BELARUS DİKKAT ÇEKİYOR
TÜİK veritabanını incelediğimizde ülkemiz geçen yılın tamamında kilosu 28 dolardan toplam 2.5 milyon dolarlık kurbağa bacağı ihraç etti. En çok ihracat elbette Fransa'ya. Bir başka ürün ise çeşidine göre kilo değeri 7 ile 12 dolar arasında değişmekle birlikte salyangoz ve deniz salyangozu. Toplamda dünyanın birçok ülkesine 33 milyon dolarlık bir salyangoz ihracatı söz konusu. Bir de horoz ve tavuk pençesi ve ayağı ihracatı var ki onun kilo değeri ortalama 1.2 dolar civarında olmakla birlikte toplamda 32.4 milyon dolarlık bir dışsatım var. Burada en çok ihracat 20.7 milyon dolar ile Belarus'a. Çin'e ihracat ise 1.5 milyon dolar. Belarus'ta son yıllarda Çinli nüfus artmış durumda. Ancak bu kadar büyüklükteki bir ihracatın bu ülke üzerinden Çin'e yeniden ihracat yapılıyor olması muhtemel.
YERLİ IRKLARI KAYBETTİK!
Geçen hafta iftar organizasyonunda bir araya geldiğimiz İstanbul Su Ürünleri ve Hayvansal Mamuller İhracatçıları Birliği (İSHİB) Yönetim Kurulu Üyeleri Türkiye'nin hayvansal ürünler ihracatına ilişkin ayrıntılı bilgiler paylaştılar. İSHİB Yönetim Kurulu'nun sohbette sektöre ilişkin aktardığı gelişmeler özetle şöyle oldu: “Hayvan varlığımızı artıramıyoruz. Fiyatlar yüzünden tüketim beyaz ete kayıyor. Hayvan ithal ediliyor ama gelen fiyattan satılırsa içerideki üretici mağdur olur. Ortalama bir fiyat belirleniyor. Türkiye Avrupa'da Norveç'te sonra ikinci büyük su ürünleri ihracatçısı. Balık tüketimimiz ise düşüyor. On sene önce 8 kilo iken kişi başına tüketim şimdi 6 kiloya düştü. Yerli sığır ırklarımız artık bulunamıyor. İsrail ise, Güneydoğu Anadolu Kırmızısı adlı yerli ırmızı ülkesinde damızlık yaptı. Biz yabancı ırklarla hayvancılık yapıyoruz.”
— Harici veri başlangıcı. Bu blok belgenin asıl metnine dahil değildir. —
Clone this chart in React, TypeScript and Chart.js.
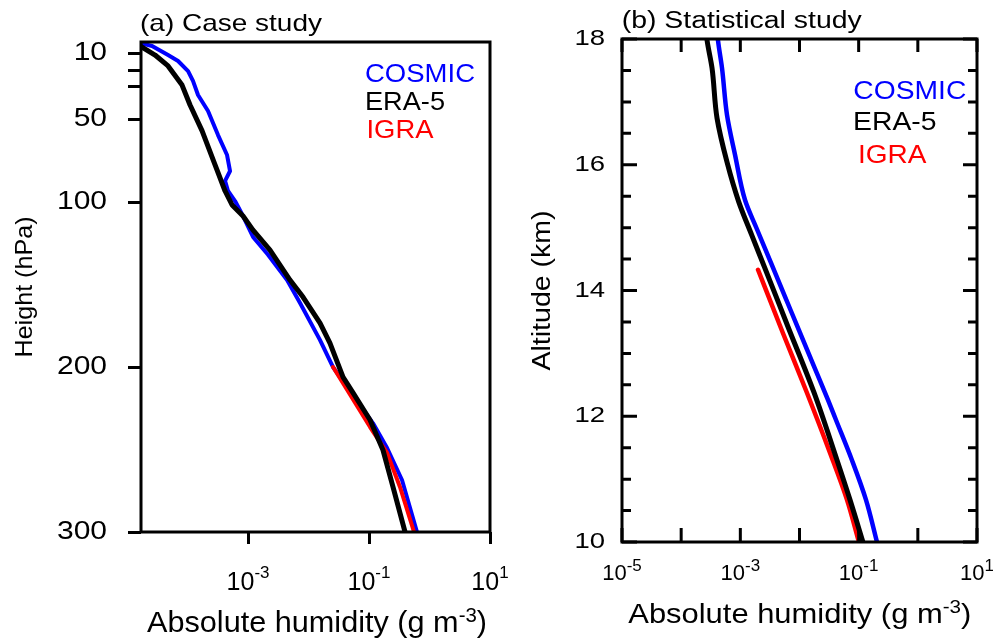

SÜRMENELİ BALIKÇI BATI AFRİKA'DA AVLANIYOR
“On sene içinde insanları doyurmak enerjiden de önemli olacak.Yurt içinde talep olsa ürettiğimiz ülkeye de yetmeyecek. Balıkçılıkta bir furya başladı. Bizim Sürmeneli kalkmış Batı Afrika'da Sierra Leone'de avcılık yapıyor. Balık unu fabrikalarına tedarik sağlıyor. Daha önce Hollandalılar tekeldi. Orada birçok Türk şirketinin balık unu üreten tesisleri var. Türk somonu son 8-9 yılın meselesi. Norveç somonunun kuzeni. Avrupa vergi koyunca rekabeti kaybettik ama Rusya, Kırım'a girince o pazar kapanınca biz bu bölgeye ihraç etmeye başladık. Astaksantin adlı bir antioksidan var. Alabalıklar bunun yer aldığı yemle beslenince pembeleşiyor; Norveç somonu da böyle. Milas'taki toprak havuzlarda üretilen balıkları İstanbul'da deniz diye satıyorlar. Gıdada enflasyon yüzde 100'lerin üzerinde. Döviz artmayınca ihracat da kilitleniyor. Süt üretimi büyük çiftliklere dönüyor.”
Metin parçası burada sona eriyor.